DEBATE: Should the government move the House of Lords to York?
Should the government move the House of Lords to York?
Alastair Benn, news editor of Reaction, says YES.
The British state is now more centralised than it has been for many decades. In large part, we owe that to Margaret Thatcher, who tended to treat the UK’s constituent parts as regions, rather than as distinct polities with their own political traditions, and flattened out networks of local patronage.
Moving the House of Lords to York would be a welcome correction to that London-centric development, and follows logically from the introduction of metro mayors across England and Wales under the coalition government.

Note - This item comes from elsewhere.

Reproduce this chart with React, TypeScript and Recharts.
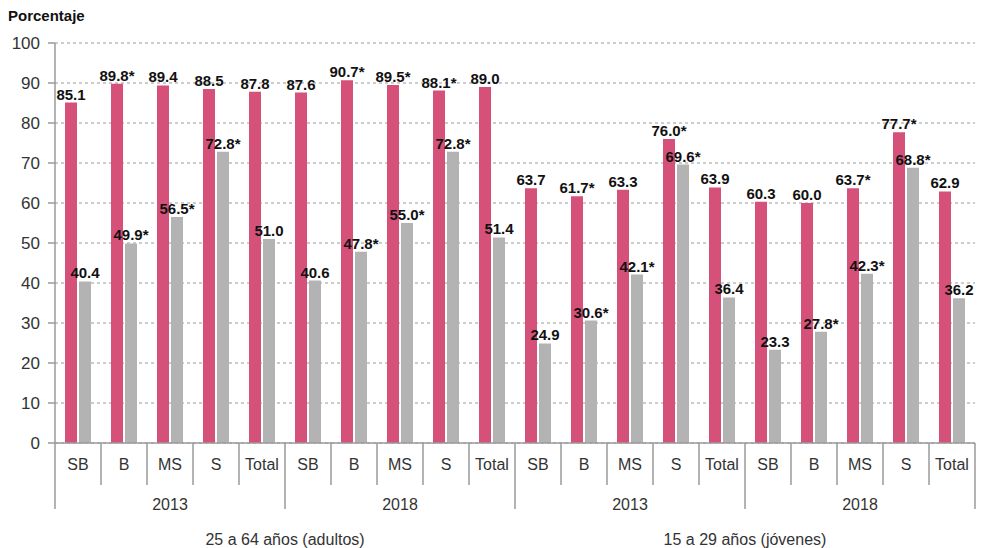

But if Boris Johnson is serious about rebalancing the UK and moving the centre of gravity away from London, he should go further and abolish the House of Lords in its current form, reshaping it into a second chamber with representatives of all the regions and constituent nations of the UK. Westminster would then become the seat of a newly-badged English parliament.
A federalist option would diffuse the notion that Brexit is a Westminster power grab, and portray it rather as the beginning of a fruitful reimagining of how the UK can fit together in harmony.
John Oxley, a Conservative commentator, says NO.
Our parliamentary system is built on the two chambers being proximate both to each other and to the other organs of government. Taking the House of Lords away from the Commons, the civil service, and the executive would frustrate and dilute it.
It is hard to see how important parliamentary institutions like Joint Committees could function with The Other Place 200 miles up the east coast.
Nor does a new home necessarily mean a new outlook. Still largely drawn from London elites, peers are unlikely to see much more of Yorkshire than the railway station and the Grand Hotel. Expenses claims would balloon, not to mention the duplication of costs like security and staffing, all for little gain if the aim is regional rebalance.
God’s Own Country came up with everything from stainless steel to sparkling water without a parliamentary chamber in its boundaries. Unelected ermine wearers won’t make it better, and could instead draw resources away from the local private sector.
Encourage businesses to move to York instead, and keep Yorkshire peerless.